● Data:
------
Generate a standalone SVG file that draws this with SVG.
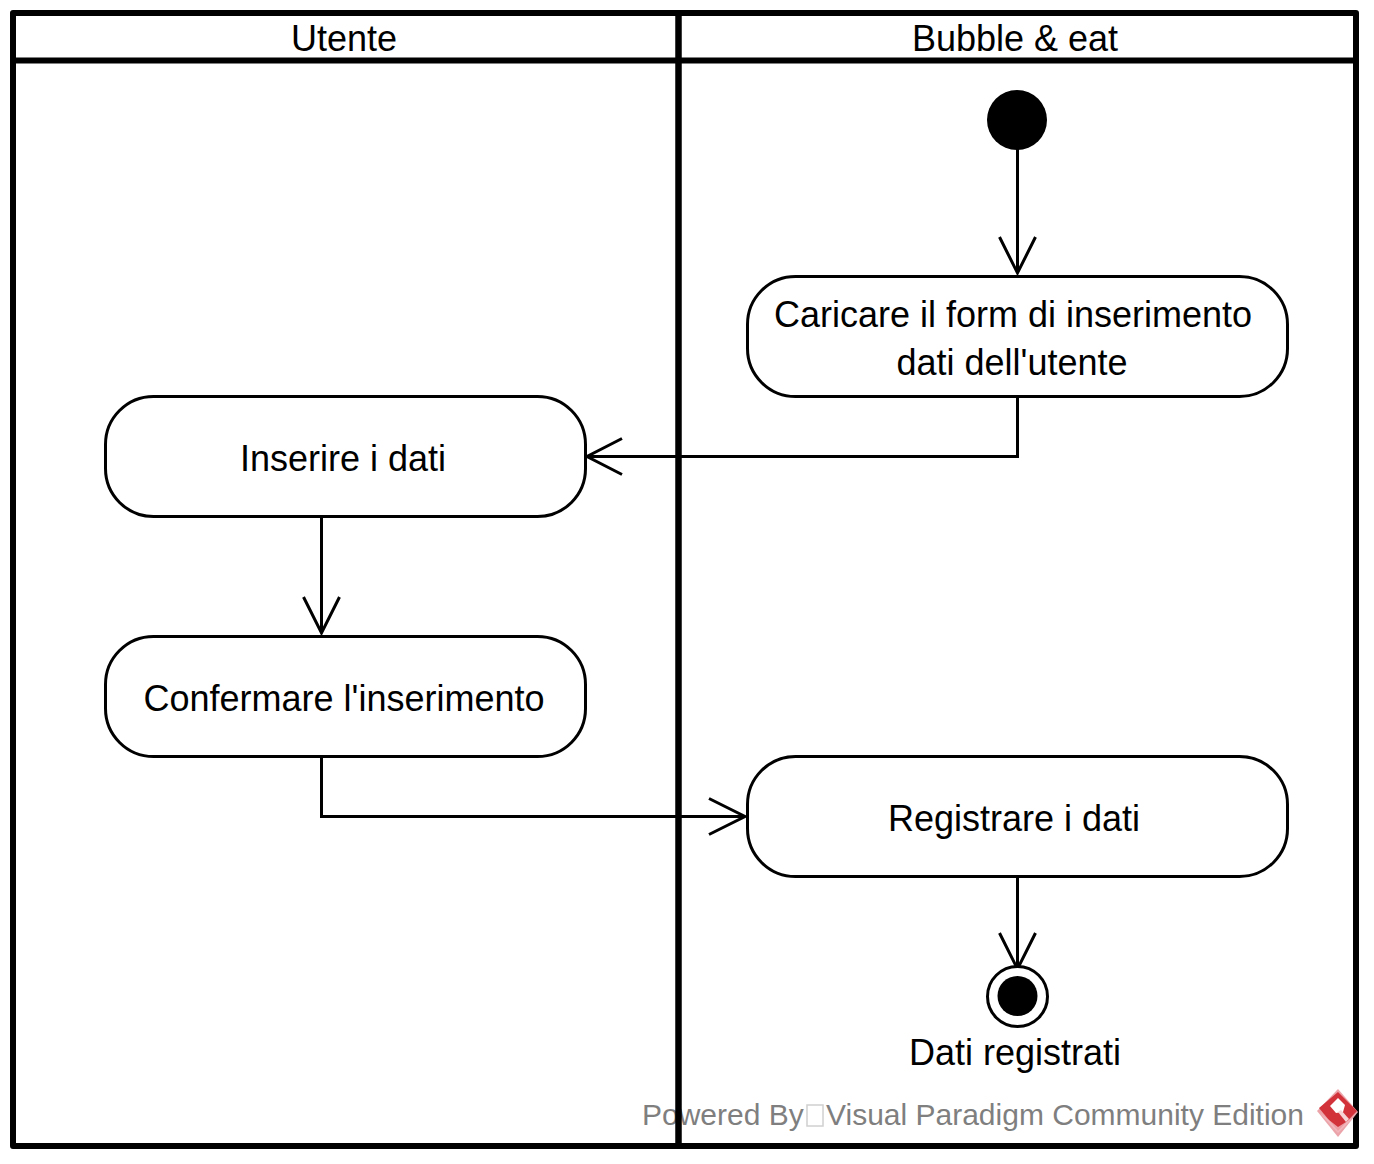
<svg xmlns="http://www.w3.org/2000/svg" width="1374" height="1164" viewBox="0 0 1374 1164">
<style>
text{font-family:"Liberation Sans",Arial,sans-serif;font-size:36px;fill:#000;text-anchor:middle}
.wm{font-size:30px;fill:#7f7f7f;text-anchor:start}
.lane{fill:none;stroke:#000;stroke-width:6;stroke-linejoin:round}
.act{fill:#fff;stroke:#000;stroke-width:3}
.edge{fill:none;stroke:#000;stroke-width:3}
</style>
<rect width="1374" height="1164" fill="#fff"/>
<g id="watermark">
<text class="wm" x="642" y="1125">Powered By</text>
<rect x="807" y="1105" width="16" height="21" fill="#fff" stroke="#d0d0d0" stroke-width="1.500"/>
<text class="wm" x="826" y="1125">Visual Paradigm Community Edition</text>
</g>
<g id="lane-utente">
<rect class="lane" x="13" y="13" width="665.500" height="1133"/>
<line class="lane" x1="13" y1="60.500" x2="678.500" y2="60.500"/>
<text x="344" y="51">Utente</text>
</g>
<g id="lane-bubble">
<rect class="lane" x="678.500" y="13" width="677.500" height="1133"/>
<line class="lane" x1="678.500" y1="60.500" x2="1356" y2="60.500"/>
<text x="1015" y="51">Bubble &amp; eat</text>
</g>
<g id="logo">
<path d="M1338 1089L1358 1112L1338 1137L1317 1111Z" fill="#eba4aa"/>
<path d="M1338 1092L1357 1111L1338 1131L1319 1108Z" fill="#d2333b"/>
<path d="M1320 1113L1338 1133L1354 1117L1338 1127Z" fill="#f2bcc0" opacity=".8"/>
<path d="M1338 1098L1345 1105L1343 1112L1336 1113L1330 1106Z" fill="#fff"/>
<path d="M1338 1112L1341 1110L1349 1119L1346 1122Z" fill="#f6d5d7"/>
</g>
<g id="connectors">
<path class="edge" d="M1017.500 149V273M999.500 237L1017.500 273L1035.500 237"/>
<path class="edge" d="M1017.500 396V456.500H587M622 438.500L587 456.500L622 474.500"/>
<path class="edge" d="M321.500 516V633M303.500 597L321.500 633L339.500 597"/>
<path class="edge" d="M321.500 756V816.500H745M709 798.500L745 816.500L709 834.500"/>
<path class="edge" d="M1017.500 876V969M999.500 933L1017.500 969L1035.500 933"/>
</g>
<g id="start"><circle cx="1017" cy="120" r="30" fill="#000"/></g>
<g id="caricare">
<rect class="act" x="747.500" y="276.500" width="540" height="120" rx="48" ry="48"/>
<text x="1013" y="327">Caricare il form di inserimento</text>
<text x="1012" y="375">dati dell'utente</text>
</g>
<g id="inserire">
<rect class="act" x="105.500" y="396.500" width="480" height="120" rx="48" ry="48"/>
<text x="343" y="471">Inserire i dati</text>
</g>
<g id="confermare">
<rect class="act" x="105.500" y="636.500" width="480" height="120" rx="48" ry="48"/>
<text x="344" y="711">Confermare l'inserimento</text>
</g>
<g id="registrare">
<rect class="act" x="747.500" y="756.500" width="540" height="120" rx="48" ry="48"/>
<text x="1014" y="831">Registrare i dati</text>
</g>
<g id="end">
<circle cx="1017.500" cy="996.500" r="30" fill="#fff" stroke="#000" stroke-width="3"/>
<circle cx="1017.500" cy="996" r="20" fill="#000"/>
<text x="1015" y="1065">Dati registrati</text>
</g>
</svg>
------
Print out the whole of the material word for word, without pictures.

● Correct output:
Generate a standalone SVG file that draws this with SVG.
<svg xmlns="http://www.w3.org/2000/svg" width="1374" height="1164" viewBox="0 0 1374 1164">
<style>
text{font-family:"Liberation Sans",Arial,sans-serif;font-size:36px;fill:#000;text-anchor:middle}
.wm{font-size:30px;fill:#7f7f7f;text-anchor:start}
.lane{fill:none;stroke:#000;stroke-width:6;stroke-linejoin:round}
.act{fill:#fff;stroke:#000;stroke-width:3}
.edge{fill:none;stroke:#000;stroke-width:3}
</style>
<rect width="1374" height="1164" fill="#fff"/>
<g id="watermark">
<text class="wm" x="642" y="1125">Powered By</text>
<rect x="807" y="1105" width="16" height="21" fill="#fff" stroke="#d0d0d0" stroke-width="1.500"/>
<text class="wm" x="826" y="1125">Visual Paradigm Community Edition</text>
</g>
<g id="lane-utente">
<rect class="lane" x="13" y="13" width="665.500" height="1133"/>
<line class="lane" x1="13" y1="60.500" x2="678.500" y2="60.500"/>
<text x="344" y="51">Utente</text>
</g>
<g id="lane-bubble">
<rect class="lane" x="678.500" y="13" width="677.500" height="1133"/>
<line class="lane" x1="678.500" y1="60.500" x2="1356" y2="60.500"/>
<text x="1015" y="51">Bubble &amp; eat</text>
</g>
<g id="logo">
<path d="M1338 1089L1358 1112L1338 1137L1317 1111Z" fill="#eba4aa"/>
<path d="M1338 1092L1357 1111L1338 1131L1319 1108Z" fill="#d2333b"/>
<path d="M1320 1113L1338 1133L1354 1117L1338 1127Z" fill="#f2bcc0" opacity=".8"/>
<path d="M1338 1098L1345 1105L1343 1112L1336 1113L1330 1106Z" fill="#fff"/>
<path d="M1338 1112L1341 1110L1349 1119L1346 1122Z" fill="#f6d5d7"/>
</g>
<g id="connectors">
<path class="edge" d="M1017.500 149V273M999.500 237L1017.500 273L1035.500 237"/>
<path class="edge" d="M1017.500 396V456.500H587M622 438.500L587 456.500L622 474.500"/>
<path class="edge" d="M321.500 516V633M303.500 597L321.500 633L339.500 597"/>
<path class="edge" d="M321.500 756V816.500H745M709 798.500L745 816.500L709 834.500"/>
<path class="edge" d="M1017.500 876V969M999.500 933L1017.500 969L1035.500 933"/>
</g>
<g id="start"><circle cx="1017" cy="120" r="30" fill="#000"/></g>
<g id="caricare">
<rect class="act" x="747.500" y="276.500" width="540" height="120" rx="48" ry="48"/>
<text x="1013" y="327">Caricare il form di inserimento</text>
<text x="1012" y="375">dati dell'utente</text>
</g>
<g id="inserire">
<rect class="act" x="105.500" y="396.500" width="480" height="120" rx="48" ry="48"/>
<text x="343" y="471">Inserire i dati</text>
</g>
<g id="confermare">
<rect class="act" x="105.500" y="636.500" width="480" height="120" rx="48" ry="48"/>
<text x="344" y="711">Confermare l'inserimento</text>
</g>
<g id="registrare">
<rect class="act" x="747.500" y="756.500" width="540" height="120" rx="48" ry="48"/>
<text x="1014" y="831">Registrare i dati</text>
</g>
<g id="end">
<circle cx="1017.500" cy="996.500" r="30" fill="#fff" stroke="#000" stroke-width="3"/>
<circle cx="1017.500" cy="996" r="20" fill="#000"/>
<text x="1015" y="1065">Dati registrati</text>
</g>
</svg>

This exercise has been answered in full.